True enough, Smush Parker, Brian Cook, Maurice Evans, Sasha Vujacic and Ronny Turiaf are role players. Kwame Brown is still challenged just to catch the ball and get into the proper position. The Lakers' best shooter, Vladimir Radmanovic, put himself into Phil Jackson's doghouse, perhaps for good, by injuring himself snowboarding during the all-star break.

Yet, when Kobe averaged a disciplined 20.3 shots per game, the Lakers jumped to a 30-19 record, which means his teammates must have been playing pretty efficiently. But with Odom and Luke Walton out with injuries Kobe had to score -- and Jackson asked him to -- just to get the Lakers into the playoffs.

Back to his old ways (averaging 27.3 shots down the stretch) the Lakers dropped to 12-21.

The Lakers don't seem to have any idea of which way to play now that the playoffs are on. An hour before Game 1, Suns Coach Mike D'Antoni said he expected to see both facilitator Kobe and soloist Kobe, "and my guess is they'll stay with whatever works best."

Well, since Kobe's 28 points in the first half staked the Lakers to a 48-39 lead they stayed with what worked early even though the Suns came with triple-teams.

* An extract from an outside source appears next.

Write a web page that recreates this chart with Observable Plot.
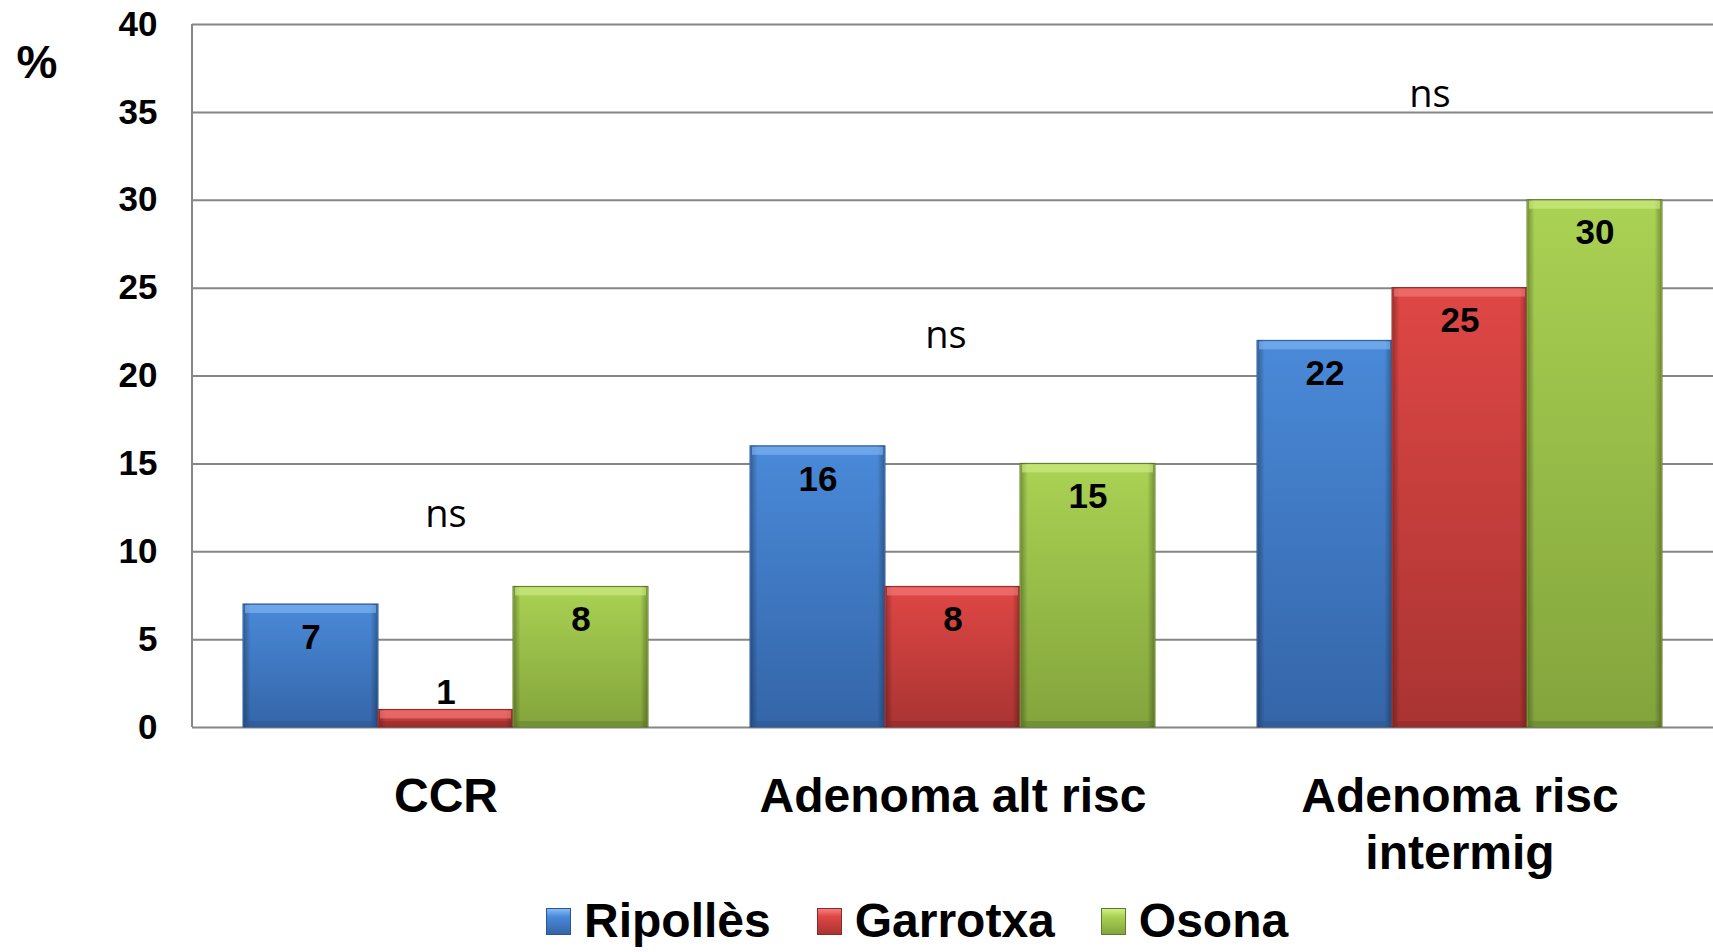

Kobe wondered what happened to the screen-setting that freed him for shots in the first half. His teammates wondered what happened to trusting them to produce when he's covered.

Jackson said in a conversation Friday that Kobe would have to pass the ball more, as he did before the injuries, for the Lakers to do anything in the playoffs and it looks so far like the coach knows what he's talking about. One assist isn't exactly looking for teammates.

But coaches are rational; scorers are instinctive. Bryant scored 50 points or more 10 times this season; only Wilt Chamberlain has scored 50 points or higher more times than that (45 in one season, 30 in another).

Somebody misses an open shot, Kobe's instinct is to take the next shot himself. Yet, if the season had lasted one week longer the Lakers would probably have missed the playoffs.

So, the Lakers practiced Monday and tried to figure out what will work Tuesday to tie the series. If Kobe ran out of gas Sunday, as Jackson suggested, it would be insane to expect a 50-point outburst to make a difference. On the other hand, if the rest of the Lakers are inadequate, what's the point of passing them the ball?

"When he gets 50," Jalen Rose said, "you say, 'We let him get his because we wanted to hold everybody else down.' He's the only guy in the league who can have people saying they 'held' him to 40."

Long after the theater of Game 1 was over, the Suns watched as their nemesis in the Western Conference, Dallas and San Antonio, shockingly lost their playoff openers at home. Once upon a time, to start the decade, the Lakers were the ones everybody else worried about. But the Suns, with legitimate designs on a championship, know the best way to set themselves up for a long playoff run is to get rid of Kobe as quickly as possible.

Amazingly, that's what the game's most prolific player may be reduced to over the next three games: preliminary practice for a team on the way to somewhere important.